The Light Between Illusions
written by: Alura Boyes
The self is not a statue carved in stone, but a flame flickering beneath the layers of ash. It is a quiet stranger we carry through our days, glimpsed in mirrors, dreams, and moments of unmasked truth. We are not born fully known to ourselves, only through the fire and love. What’s hidden begins to speak, revelation is not an arrival, but a shedding. But if revelation is a shedding, not an arrival, then how many layers must we lose before we touch what is truly ours? What if becoming ourselves isn’t about gaining more, but letting go? If every mask we wear is a layer between us and the truth, then perhaps the path to selfhood is not a climb, but an unraveling.

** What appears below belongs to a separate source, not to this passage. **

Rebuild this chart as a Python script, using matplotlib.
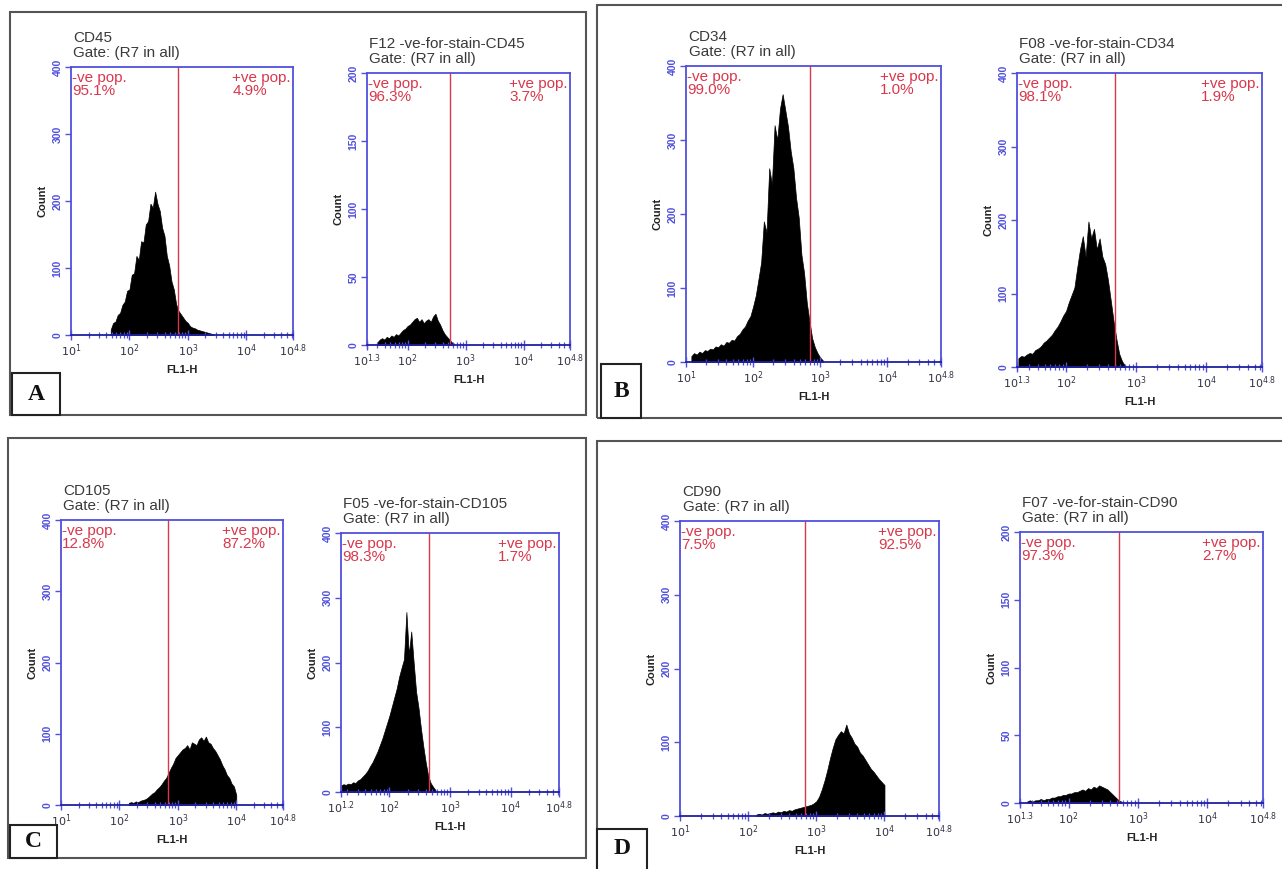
import numpy as np
import matplotlib
matplotlib.use("Agg")
import matplotlib.pyplot as plt
from matplotlib.patches import Rectangle
from matplotlib.ticker import FixedLocator, NullFormatter

plt.rcParams['font.family'] = ['Liberation Sans', 'DejaVu Sans']

# ---------------- data ----------------
STEP = 0.04  # histogram channel width in log10 units

titles = ["CD45", "F12 -ve-for-stain-CD45", "CD34", "F08 -ve-for-stain-CD34",
          "CD105", "F05 -ve-for-stain-CD105", "CD90", "F07 -ve-for-stain-CD90"]
neg_pct = ["95.1%", "96.3%", "99.0%", "98.1%", "12.8%", "98.3%", "7.5%", "97.3%"]
pos_pct = ["4.9%", "3.7%", "1.0%", "1.9%", "87.2%", "1.7%", "92.5%", "2.7%"]
gate_log = [2.83, 2.73, 2.85, 2.70, 2.83, 2.66, 2.83, 2.73]
x_min_log = [1.0, 1.3, 1.0, 1.3, 1.0, 1.2, 1.0, 1.3]
x_max_log = 4.8
y_max = [400, 200, 400, 400, 400, 400, 400, 200]
y_ticks = [[0, 100, 200, 300, 400], [0, 50, 100, 150, 200],
           [0, 100, 200, 300, 400], [0, 100, 200, 300, 400],
           [0, 100, 200, 300, 400], [0, 100, 200, 300, 400],
           [0, 100, 200, 300, 400], [0, 50, 100, 150, 200]]
panel_letters = ["A", "B", "C", "D"]

# histogram start (log10 FL1-H) and counts per channel
cd45_start = 1.68
cd45_counts = [8, 18, 20, 30, 33, 45, 50, 66, 68, 90, 92, 118, 112, 140, 138, 165,
               170, 196, 190, 214, 196, 185, 160, 148, 118, 104, 80, 68, 46, 36, 31,
               26, 21, 18, 13, 11, 10, 8, 7, 6, 5, 4, 3, 2, 1]
f12_start = 1.48
f12_counts = [2, 4, 5, 4, 6, 5, 7, 6, 8, 7, 9, 11, 12, 14, 15, 17, 19, 20, 17, 19,
              16, 18, 19, 17, 21, 23, 18, 15, 11, 8, 6, 4, 2, 1]
cd34_start = 1.08
cd34_counts = [8, 12, 10, 14, 12, 16, 15, 18, 17, 21, 20, 24, 22, 27, 26, 30, 29, 35,
               38, 44, 48, 56, 62, 75, 90, 112, 135, 190, 175, 262, 240, 320, 300,
               342, 362, 340, 318, 285, 262, 222, 195, 145, 120, 80, 55, 32, 20, 12,
               6, 2]
f08_start = 1.32
f08_counts = [12, 15, 14, 17, 19, 18, 23, 25, 28, 33, 36, 40, 44, 50, 55, 62, 70, 76,
              88, 98, 108, 135, 160, 178, 150, 198, 175, 188, 160, 175, 150, 140, 118,
              90, 62, 38, 18, 8, 2]
cd105_start = 2.16
cd105_counts = [3, 4, 3, 5, 4, 6, 7, 8, 10, 13, 16, 18, 22, 25, 29, 34, 38, 45, 52, 58,
                66, 70, 74, 78, 80, 84, 78, 88, 86, 84, 92, 95, 90, 96, 88, 86, 80, 76,
                70, 64, 56, 50, 42, 38, 30, 26, 14]
f05_start = 1.20
f05_counts = [10, 12, 11, 13, 12, 15, 14, 18, 20, 24, 28, 33, 40, 46, 54, 62, 72, 82,
              94, 106, 118, 132, 146, 160, 178, 192, 205, 278, 212, 248, 200, 155, 130,
              98, 70, 45, 25, 14, 8, 3]
cd90_start = 2.12
cd90_counts = [2, 3, 2, 4, 3, 4, 5, 4, 6, 5, 7, 6, 8, 7, 9, 10, 11, 12, 13, 14, 15, 17,
               20, 26, 36, 48, 62, 78, 92, 104, 110, 115, 112, 124, 112, 106, 98, 94,
               86, 82, 76, 70, 64, 60, 55, 50, 46, 42]
f07_start = 1.40
f07_counts = [1, 2, 1, 2, 2, 3, 2, 3, 3, 4, 4, 5, 5, 6, 6, 7, 7, 8, 8, 9, 10, 9, 11, 10,
              12, 11, 13, 12, 11, 10, 8, 6, 4, 2, 1]

hist_starts = [cd45_start, f12_start, cd34_start, f08_start,
               cd105_start, f05_start, cd90_start, f07_start]
hist_counts = [cd45_counts, f12_counts, cd34_counts, f08_counts,
               cd105_counts, f05_counts, cd90_counts, f07_counts]

# ---------------- layout (pixels of 1282x869 image) ----------------
W, H = 1282, 869
axes_px = [(71, 67, 293, 335), (367, 73, 570, 345),
           (686, 66, 941, 362), (1017, 73, 1262, 367),
           (61, 520, 283, 805), (341, 533, 559, 792),
           (680, 521, 939, 816), (1020, 532, 1263, 803)]
panel_px = [(10, 12, 586, 415), (597, 5, 1290, 418),
            (8, 438, 586, 858), (597, 441, 1290, 880)]
letter_px = [(12, 373, 60, 415), (601, 364, 641, 418),
             (10, 825, 57, 858), (597, 829, 647, 880)]

BLUE = "#5050dd"
NAVY = "#2020a0"
RED = "#d8384c"

fig = plt.figure(figsize=(W / 100, H / 100), dpi=100)
fig.patch.set_facecolor("white")


def frac_rect(x0, y0, x1, y1):
    return (x0 / W, 1 - y1 / H, (x1 - x0) / W, (y1 - y0) / H)


def lab(v):
    e = np.log10(v)
    if abs(e - round(e)) < 1e-6:
        return r"$10^{%d}$" % round(e)
    return r"$10^{%.1f}$" % e


for i in range(8):
    l, b, w, h = frac_rect(*axes_px[i])
    hpx = axes_px[i][3] - axes_px[i][1]
    ax = fig.add_axes([l, b, w, h])
    xs = 10 ** (hist_starts[i] + STEP * np.arange(len(hist_counts[i])))
    ax.fill_between(xs, hist_counts[i], 0, color="black", lw=0.5, edgecolor="black")
    ax.set_xscale("log")
    xlo = 10 ** x_min_log[i]
    xhi = 10 ** x_max_log
    ax.set_xlim(xlo, xhi)
    ax.set_ylim(0, y_max[i])
    ax.axvline(10 ** gate_log[i], color=RED, lw=1.0)

    major = [xlo] + [10 ** k for k in (2, 3, 4)] + [xhi]
    ax.xaxis.set_major_locator(FixedLocator(major))
    ax.set_xticklabels([lab(v) for v in major])
    minors = [m * 10 ** k for k in range(1, 5) for m in range(2, 10)
              if xlo < m * 10 ** k < xhi]
    ax.xaxis.set_minor_locator(FixedLocator(minors))
    ax.xaxis.set_minor_formatter(NullFormatter())
    ax.tick_params(axis="x", which="major", direction="inout", length=7, width=1.0,
                   color=BLUE, labelsize=8, labelcolor="#333344", pad=2)
    ax.tick_params(axis="x", which="minor", direction="inout", length=5, width=0.9,
                   color=BLUE)
    ax.set_yticks(y_ticks[i])
    ax.tick_params(axis="y", direction="out", length=4, width=1.0, color=BLUE,
                   labelsize=7.5, labelcolor=BLUE, pad=2)
    for t in ax.get_yticklabels():
        t.set_rotation(90)
        t.set_va("center")
        t.set_fontweight("bold")
    for s in ("top", "right", "left"):
        ax.spines[s].set_color(BLUE)
        ax.spines[s].set_linewidth(1.3)
    ax.spines["bottom"].set_color(NAVY)
    ax.spines["bottom"].set_linewidth(1.3)

    ax.set_xlabel("FL1-H", fontsize=8, fontweight="bold", color="#222222", labelpad=4)
    ax.set_ylabel("Count", fontsize=8, fontweight="bold", color="#222222", labelpad=4)

    ax.text(0.01, 1 + 7 / hpx, titles[i] + "\nGate: (R7 in all)",
            transform=ax.transAxes, ha="left", va="bottom", fontsize=11,
            color="#3a3a3a", linespacing=1.1)
    ax.text(0.005, 1 - 4 / hpx, "-ve pop.\n" + neg_pct[i], transform=ax.transAxes,
            ha="left", va="top", fontsize=11, color=RED, linespacing=0.95)
    ax.text(0.99, 1 - 4 / hpx, "+ve pop.\n" + pos_pct[i], transform=ax.transAxes,
            ha="right", va="top", fontsize=11, color=RED, linespacing=0.95,
            multialignment="left")

for j in range(4):
    x0, y0, x1, y1 = panel_px[j]
    fig.add_artist(Rectangle((x0 / W, 1 - y1 / H), (x1 - x0) / W, (y1 - y0) / H,
                             transform=fig.transFigure, fill=False,
                             edgecolor="#555555", lw=1.5))
    x0, y0, x1, y1 = letter_px[j]
    fig.add_artist(Rectangle((x0 / W, 1 - y1 / H), (x1 - x0) / W, (y1 - y0) / H,
                             transform=fig.transFigure, fill=True, facecolor="white",
                             edgecolor="#222222", lw=1.5))
    fig.text((x0 + x1) / 2 / W, 1 - (y0 + min(y1, H)) / 2 / H, panel_letters[j],
             ha="center", va="center", fontsize=17, fontweight="bold",
             family=["Liberation Serif", "DejaVu Serif"], color="#111111")

fig.savefig("out.png", dpi=100, facecolor="white")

Everyone views the world through their own lense, which is shaped by experiences, fears, and hopes. And in these shifting views lies not just distance, but possibility. For if no one sees the same sky, then surely, we are still learning how to look and grow. We spend so much time trying to be understood by others yet rarely pause to understand ourselves. To meet the self honestly is not a moment of clarity, but a quiet reckoning, a return to the parts we hide, the truths we silence, and the questions we are still learning how to ask. Or questions we have been asked and are still learning how to answer. If this seems abstract, consider how this manifests in real experience. If reality is mediated by perception, can we claim to know the world objectively, or are we forever trapped within the boundaries of our own minds? If the world is only what we perceive it to be, then perhaps the greatest power we hold isn’t changing our circumstances, but in changing how we see them. The way we see the world doesn’t just reflect reality, it shapes it. A shift in perspective can transform obstacles into opportunities or turn possibilities into prisons.
When we strip away the noise of expectation, we begin to see that the self is not a fixed point, but a threshold to a horizon that never ends. What if the only limits in life were the ones we agreed to wear? Who would you be if you stopped asking for permission? Imagine with each new day we wake up inside a story we didn’t write, until we ask ourselves why we keep playing the same role. Upon closer reflection not all cages have bars, some are stitched from beliefs we never questioned. Freedom is often spoken of as a physical state, but the deepest forms of captivity live quietly in the mind, hidden behind the things we accept without a second thought. We talk about breaking free, but how often do we stop to ask who built the prison in the first place and why we’re still holding the key. Upon deeper thought, the prison is crafted by your own hands, the lock never needed a key, just the courage to walk away. When the only barrier is fear, do you dare to move forward?